EyeGate Pharmaceuticals announced topline data from its study evaluating the potential of EyeGate’s Ocular Bandage Gel (OBG) to help clinicians better manage patients with punctate epitheliopathies (PE) due to pathologies such as dry eye.
“A product that achieves symptomology results as seen in this study is exactly what ophthalmologists want access to when treating patients,” Randall J Olson, MD, CEO and Chair of the Department of Ophthalmology and Visual Sciences of the John A. Moran Eye Center, University of Utah, SLC, said in a company news release. “With the wound healing results demonstrated in the two PRK studies along with these results, there is potentially a huge opportunity for using OBG in the management of various ocular surface conditions.”
This controlled, masked study enrolled 30 subjects with punctate epitheliopathies (PE) due to pathologies such as dry eye.

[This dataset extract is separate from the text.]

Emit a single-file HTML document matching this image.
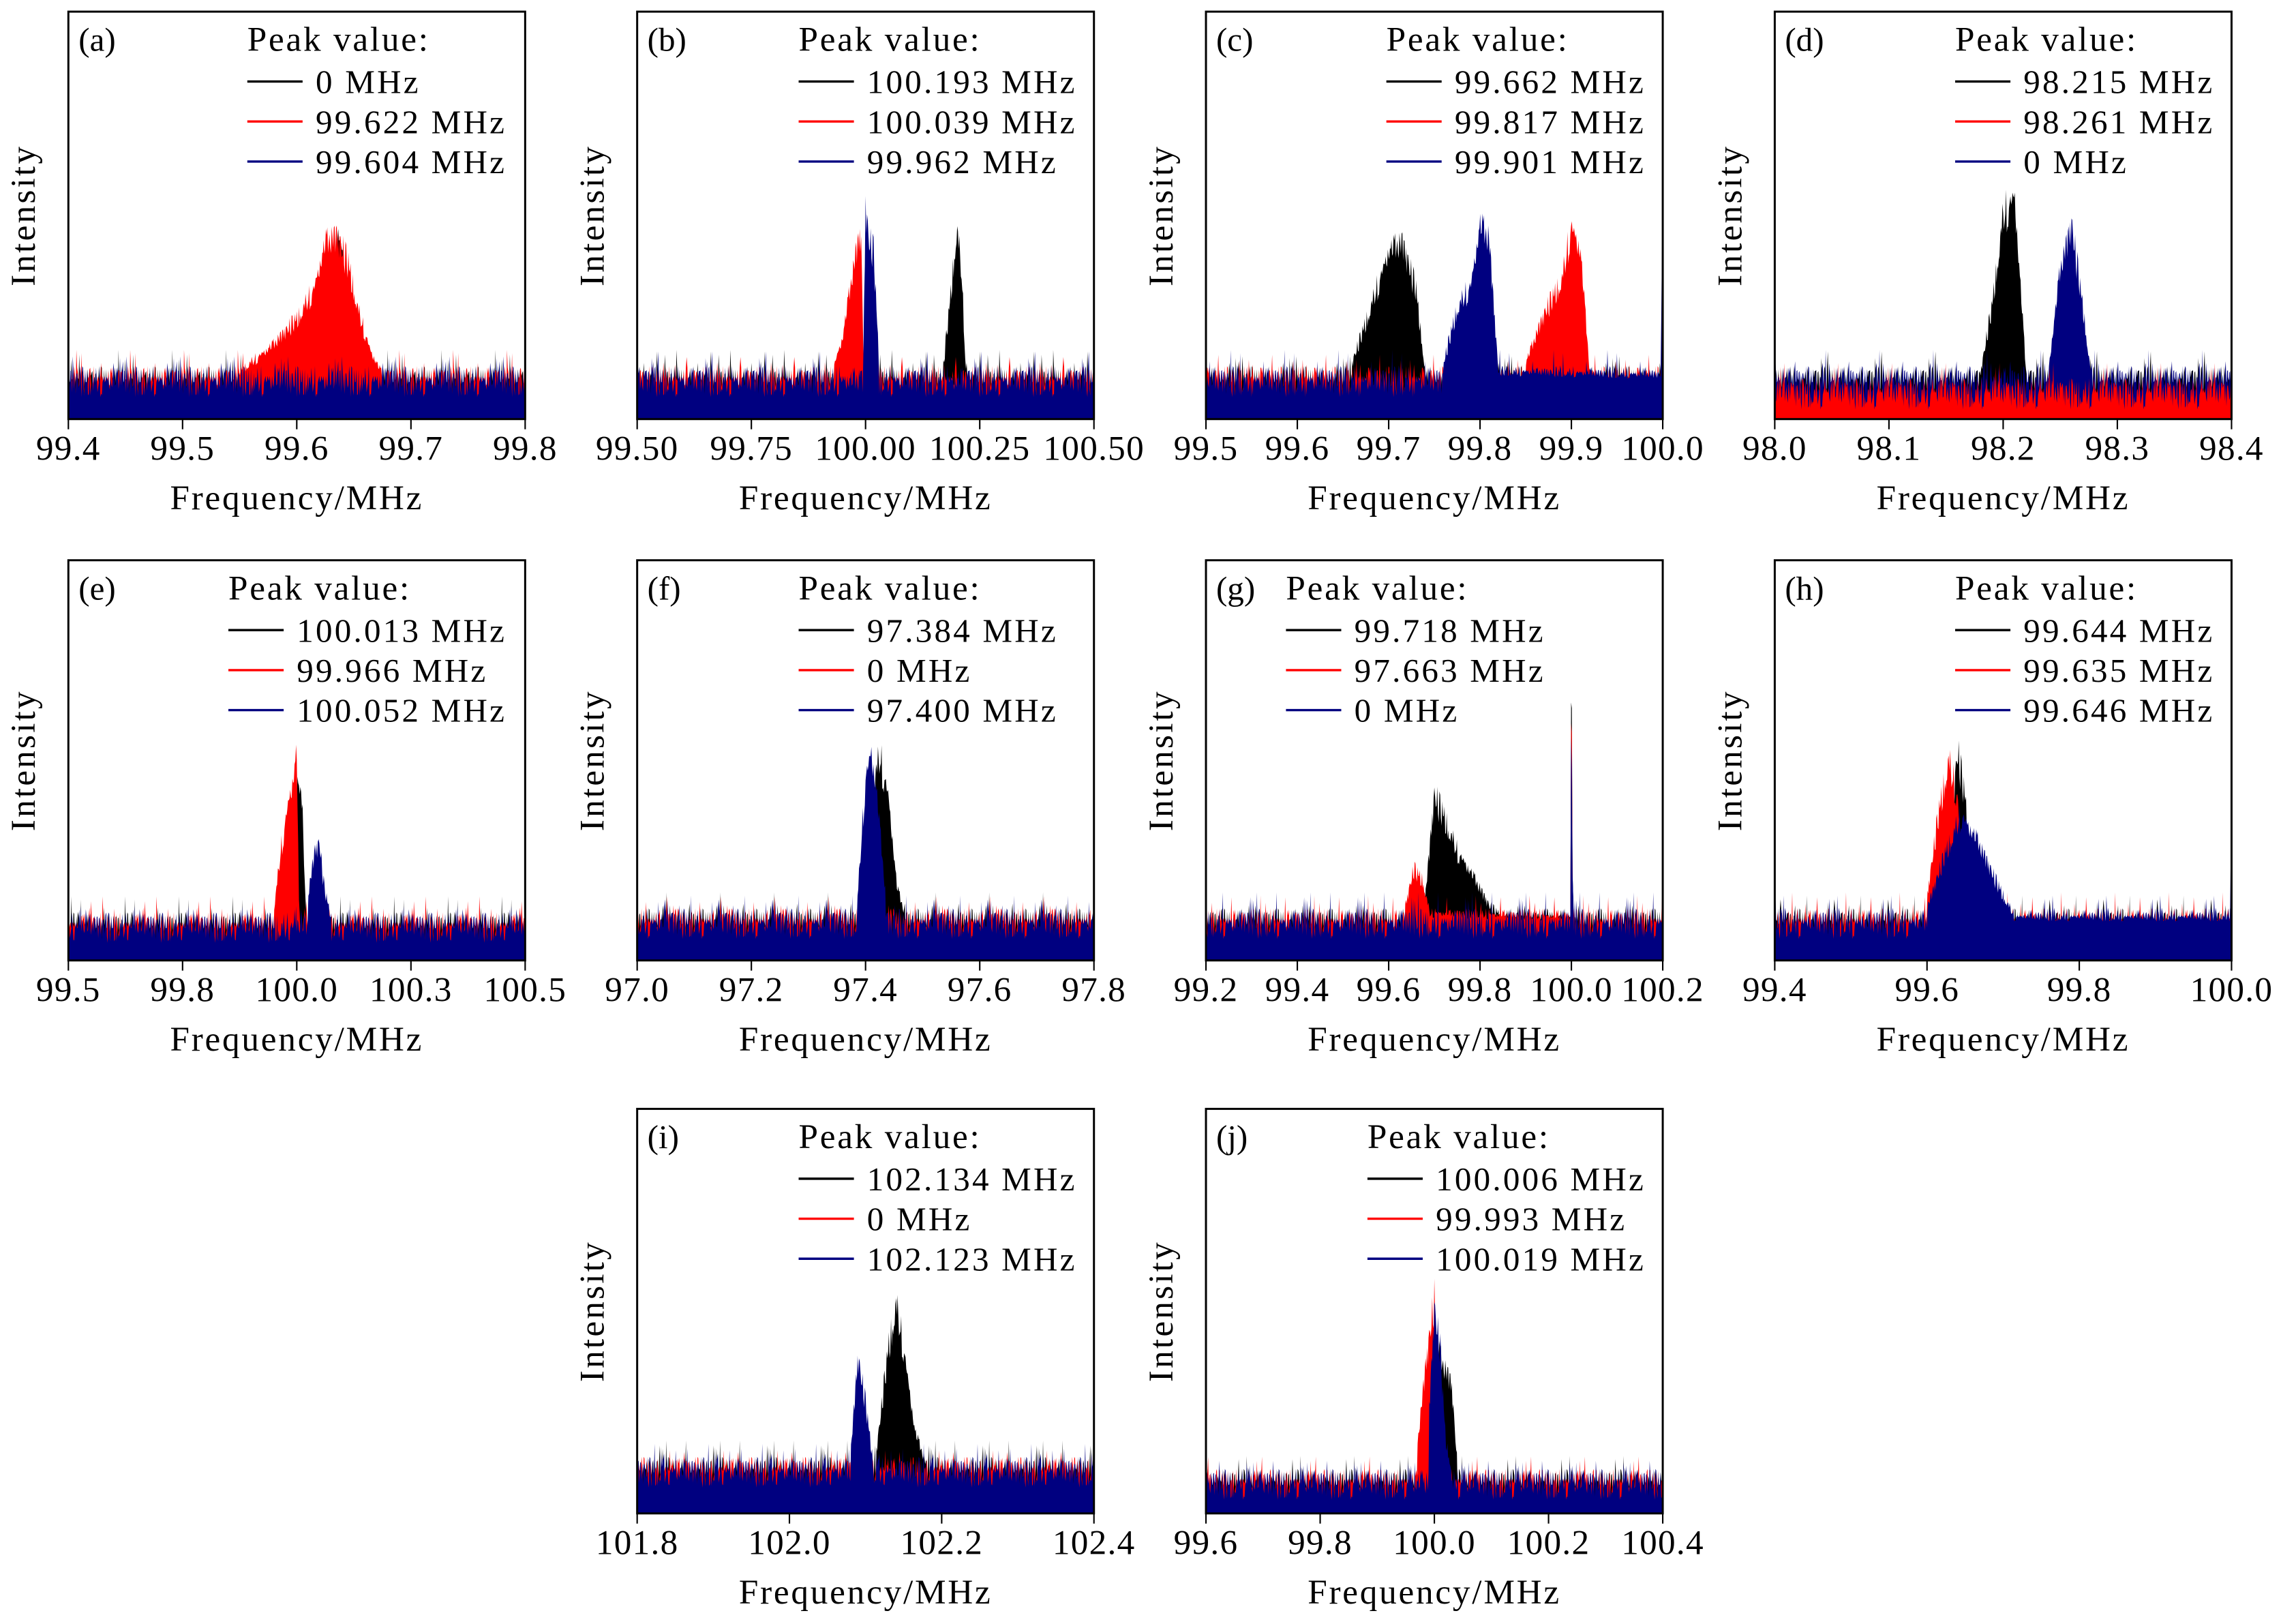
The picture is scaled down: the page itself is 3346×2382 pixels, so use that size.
<!DOCTYPE html>
<html><head><meta charset="utf-8"><style>
html,body{margin:0;padding:0;background:#fff;}
svg{display:block;}
text{font-family:"Liberation Serif",serif;fill:#000;}
</style></head>
<body>
<svg id="fig" xmlns="http://www.w3.org/2000/svg" width="3346" height="2382" viewBox="0 0 1568 1116" preserveAspectRatio="none"></svg>
<script>
// ---- data ----
const panelLetters = ["a","b","c","d","e","f","g","h","i","j"];
const xRanges = [[99.4,99.8],[99.5,100.5],[99.5,100.0],[98.0,98.4],[99.5,100.5],[97.0,97.8],[99.2,100.2],[99.4,100.0],[101.8,102.4],[99.6,100.4]];
const tickValues = [
 [99.4,99.5,99.6,99.7,99.8],[99.5,99.75,100,100.25,100.5],[99.5,99.6,99.7,99.8,99.9,100.0],[98.0,98.1,98.2,98.3,98.4],
 [99.5,99.75,100,100.25,100.5],[97.0,97.2,97.4,97.6,97.8],[99.2,99.4,99.6,99.8,100.0,100.2],[99.4,99.6,99.8,100.0],
 [101.8,102.0,102.2,102.4],[99.6,99.8,100.0,100.2,100.4]];
const tickLabels = [
 ["99.4","99.5","99.6","99.7","99.8"],["99.50","99.75","100.00","100.25","100.50"],["99.5","99.6","99.7","99.8","99.9","100.0"],["98.0","98.1","98.2","98.3","98.4"],
 ["99.5","99.8","100.0","100.3","100.5"],["97.0","97.2","97.4","97.6","97.8"],["99.2","99.4","99.6","99.8","100.0","100.2"],["99.4","99.6","99.8","100.0"],
 ["101.8","102.0","102.2","102.4"],["99.6","99.8","100.0","100.2","100.4"]];
const legendLabels = [
 ["0 MHz","99.622 MHz","99.604 MHz"],["100.193 MHz","100.039 MHz","99.962 MHz"],["99.662 MHz","99.817 MHz","99.901 MHz"],["98.215 MHz","98.261 MHz","0 MHz"],
 ["100.013 MHz","99.966 MHz","100.052 MHz"],["97.384 MHz","0 MHz","97.400 MHz"],["99.718 MHz","97.663 MHz","0 MHz"],["99.644 MHz","99.635 MHz","99.646 MHz"],
 ["102.134 MHz","0 MHz","102.123 MHz"],["100.006 MHz","99.993 MHz","100.019 MHz"]];
// noise floor level (fraction of plot height)
const blackFloor = [0.12,0.12,0.12,0.12,0.11,0.12,0.12,0.12,0.13,0.10];
const redFloor   = [0.12,0.12,0.12,0.09,0.11,0.12,0.12,0.12,0.13,0.10];
const blueFloor  = [0.12,0.12,0.12,0.12,0.11,0.12,0.12,0.12,0.13,0.10];
// peak envelopes [frequency, intensity]
const blackPeaks = [
 [[99.628,0.12],[99.636,0.5],[99.64,0.45],[99.645,0.12]],
 [[100.17,0.14],[100.185,0.32],[100.2,0.52],[100.21,0.4],[100.22,0.13]],
 [[99.66,0.15],[99.68,0.3],[99.7,0.45],[99.715,0.47],[99.73,0.35],[99.74,0.13]],
 [[98.18,0.12],[98.19,0.3],[98.2,0.55],[98.21,0.6],[98.22,0.13]],
 [[99.985,0.15],[99.995,0.45],[100.003,0.53],[100.012,0.42],[100.02,0.14]],
 [[97.405,0.18],[97.415,0.5],[97.425,0.56],[97.44,0.45],[97.455,0.2],[97.47,0.12]],
 [[99.68,0.17],[99.7,0.45],[99.72,0.4],[99.75,0.3],[99.78,0.24],[99.82,0.15],[99.85,0.12],[99.998,0.12],[100.0,0.95],[100.003,0.12]],
 [[99.625,0.2],[99.64,0.57],[99.65,0.45],[99.66,0.2],[99.67,0.12]],
 [[102.115,0.18],[102.13,0.45],[102.14,0.57],[102.15,0.45],[102.165,0.22],[102.18,0.13]],
 [[99.995,0.2],[100.005,0.45],[100.015,0.4],[100.03,0.35],[100.04,0.14]]];
const redPeaks = [
 [[99.55,0.13],[99.58,0.2],[99.6,0.27],[99.615,0.35],[99.625,0.47],[99.635,0.49],[99.645,0.42],[99.655,0.28],[99.665,0.18],[99.675,0.12]],
 [[99.93,0.14],[99.95,0.22],[99.965,0.34],[99.98,0.45],[99.99,0.5],[99.996,0.14]],
 [[99.85,0.15],[99.87,0.28],[99.89,0.38],[99.9,0.52],[99.91,0.45],[99.92,0.13]],
 [],
 [[99.95,0.14],[99.965,0.3],[99.98,0.42],[99.99,0.48],[100.0,0.57],[100.005,0.14]],
 [],
 [[99.635,0.14],[99.655,0.25],[99.675,0.22],[99.69,0.13],[99.998,0.12],[100.0,0.85],[100.003,0.12]],
 [[99.6,0.17],[99.615,0.4],[99.628,0.55],[99.64,0.45],[99.65,0.14]],
 [],
 [[99.97,0.18],[99.985,0.4],[100.0,0.58],[100.006,0.18]]];
const bluePeaks = [
 [],
 [[99.995,0.15],[100.0,0.57],[100.007,0.48],[100.018,0.45],[100.03,0.14]],
 [[99.76,0.15],[99.775,0.3],[99.79,0.36],[99.8,0.52],[99.81,0.48],[99.82,0.13],[99.998,0.12],[100.0,0.77]],
 [[98.24,0.14],[98.25,0.4],[98.26,0.52],[98.27,0.3],[98.277,0.12]],
 [[100.025,0.18],[100.04,0.3],[100.05,0.32],[100.06,0.2],[100.075,0.12]],
 [[97.385,0.15],[97.4,0.5],[97.41,0.57],[97.42,0.45],[97.435,0.18]],
 [[99.998,0.12],[100.0,0.78],[100.003,0.12]],
 [[99.6,0.14],[99.625,0.3],[99.645,0.4],[99.665,0.33],[99.69,0.22],[99.715,0.12],[99.998,0.12],[100.0,0.57]],
 [[102.08,0.15],[102.09,0.42],[102.1,0.3],[102.11,0.14]],
 [[99.99,0.25],[100.0,0.55],[100.01,0.45],[100.02,0.2],[100.03,0.12]]];
// hand-written noise texture (jaggedness of the noise band)
const noiseTex = [0.5,0.9,0.2,0.7,0.4,1.0,0.3,0.6,0.1,0.8,0.45,0.95,0.25,0.55,0.7,0.15,0.85,0.35,0.6,0.05,0.75,0.5,0.9,0.3,0.65,0.2,1.0,0.4,0.55,0.1,0.8,0.6,0.35,0.95,0.25,0.7,0.45,0.15,0.85,0.5,0.3,0.9,0.6,0.2,0.75,0.4,1.0,0.1,0.65,0.55,0.3,0.8,0.45,0.05,0.9,0.35,0.7,0.25,0.6,0.95,0.15,0.5,0.85,0.4,0.62,0.33,0.78,0.12,0.52,0.88,0.28,0.68,0.42,0.97];
const drawOrders = [["k","r","b"],["k","r","b"],["k","r","b"],["k","b","r"],["k","r","b"],["k","r","b"],["k","r","b"],["k","r","b"],["k","r","b"],["k","r","b"]];

// ---- layout ----
const cols = [47,438,829,1220];
const panelW = 314;
const rowsY = [[8,288],[385,660],[762,1040]];
const panelPos = [[0,0],[1,0],[2,0],[3,0],[0,1],[1,1],[2,1],[3,1],[1,2],[2,2]];
const legendX = [170,549,953,1344,157,549,884,1344,549,940];
const colors = {k:"#000000", r:"#ff0000", b:"#000080"};

const NS = "http://www.w3.org/2000/svg";
const svg = document.getElementById("fig");
function mk(tag, attrs, parent){
  const e = document.createElementNS(NS, tag);
  for (const k in attrs) e.setAttribute(k, attrs[k]);
  (parent||svg).appendChild(e);
  return e;
}
function peakAt(pk, f){
  if (!pk.length || f < pk[0][0] || f > pk[pk.length-1][0]) return 0;
  for (let i=0;i<pk.length-1;i++){
    const a=pk[i], b=pk[i+1];
    if (f>=a[0] && f<=b[0]){ const t=(b[0]===a[0])?0:(f-a[0])/(b[0]-a[0]); return a[1]+t*(b[1]-a[1]); }
  }
  return 0;
}

panelLetters.forEach((letter, p) => {
  const x0 = cols[panelPos[p][0]], y0 = rowsY[panelPos[p][1]][0], y1 = rowsY[panelPos[p][1]][1];
  const h = y1 - y0, w = panelW;
  const [fmin,fmax] = xRanges[p];
  const xs = f => x0 + (f - fmin)/(fmax - fmin)*w;
  const ys = v => y1 - v*h;
  const g = mk("g", {});
  
  

  const seriesData = {k:[blackFloor[p], blackPeaks[p]], r:[redFloor[p], redPeaks[p]], b:[blueFloor[p], bluePeaks[p]]};
  const offsets = {k:7, r:23, b:41};
  drawOrders[p].forEach(s => {
    const [fl, pk] = seriesData[s];
    let pts = [x0+","+y1];
    const N = w*2;
    for (let i=0;i<=N;i++){
      const f = fmin + (i/N)*(fmax-fmin);
      const n = noiseTex[(i*7 + offsets[s] + p*11) % noiseTex.length];
      const n2 = noiseTex[(i*3 + offsets[s]*2 + p*5) % noiseTex.length];
      let v = fl - 0.07 + n*0.08 + (n2>0.9?0.04:0);
      const pv = peakAt(pk, f);
      if (pv > 0) v = Math.max(v, pv*(0.8 + 0.2*n));
      pts.push(xs(f).toFixed(2)+","+ys(Math.min(v,1)).toFixed(2));
    }
    pts.push((x0+w)+","+y1);
    const poly = mk("polygon", {points: pts.join(" "), fill: colors[s]}, g);
    
    
  });

  const frame = mk("rect", {x:x0, y:y0, width:w, height:h, fill:"none", stroke:"#000", "stroke-width":1.4}, g);
  
  

  tickValues[p].forEach((tv, i) => {
    const tx = xs(tv);
    const t = mk("line", {x1:tx, y1:y1, x2:tx, y2:y1+7, stroke:"#000", "stroke-width":1}, g);
    
    
    const lb = mk("text", {x:tx, y:y1+28, "font-size":24, "text-anchor":"middle", "letter-spacing":0.6}, g);
    lb.textContent = tickLabels[p][i];
    
    
  });
  const xl = mk("text", {x:x0+w/2, y:y1+62, "font-size":24, "text-anchor":"middle", "letter-spacing":1.3}, g);
  xl.textContent = "Frequency/MHz";
  
  
  const cy = (y0+y1)/2;
  const yl = mk("text", {x:x0-23, y:cy, "font-size":24, "text-anchor":"middle", transform:"rotate(-90 "+(x0-23)+" "+cy+")", "letter-spacing":1.5}, g);
  yl.textContent = "Intensity";
  
  

  const pl = mk("text", {x:x0+7, y:y0+27, "font-size":23}, g);
  pl.textContent = "(" + letter + ")";
  
  

  const lx = legendX[p];
  const hd = mk("text", {x:lx, y:y0+27, "font-size":24, "letter-spacing":1.3}, g);
  hd.textContent = "Peak value:";
  
  
  ["k","r","b"].forEach((s, i) => {
    const ly = y0 + 48 + i*27.5;
    const ln = mk("line", {x1:lx, y1:ly, x2:lx+38, y2:ly, stroke:colors[s], "stroke-width":1.6}, g);
    
    
    const lt = mk("text", {x:lx+47, y:ly+8, "font-size":23, "letter-spacing":1.5}, g);
    lt.textContent = legendLabels[p][i];
    
    
  });
});
</script>
</body></html>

The trial was designed to assess safety and efficacy by comparing EyeGate’s OBG to the comparator group, a commercially available rewetting eye drop. The assessments included corneal fluorescein staining and symptomology at day 7, day 14 and day 28. Randomization occurred after a 2-week run in period where all subjects were taking the rewetting eye drops only. Patients with a corneal staining score on NEI scale of ≥4 entered the treatment phase and either continued to receive rewetting eye drops or were switched to OBG eye drops.
OBG eye drops achieved a statistically significant improvement (P < 0.05) in symptoms as quickly as day 7 and also at day 28. Additionally, at day 28 OBG realized a 30% decrease from baseline vs. only 4% for the comparator group. Symptomology was assessed using a patient reported outcome questionnaire based on comfort in both eyes. Staining measurements of the central cornea, a region dense in nerve endings, showed a reduction of up to 40% for OBG vs. up to 23% for the rewetting eye drop arm when combining the results from both eyes, which we believe better correlates clinically with the symptomology results. Staining measurements of the total cornea did not show a significant difference in reduction between the two arms with 26% for OBG vs. 23% for the rewetting eye drop at day 7. Importantly, there were no safety concerns observed in any group.
Stephen From, CEO of EyeGate, said, “We are extremely pleased with the remarkable data achieved in symptomology from our first study in PE patients. OBG showed improvement over a commercially available rewetting eye drop on each of the subcategories of the symptomology questionnaire. We are not aware of any product that has demonstrated this magnitude and speed of improvement in this patient population. Consequently, we believe that all of our data is sufficient and robust enough to create a path toward regulatory filings for approval and commercialization.”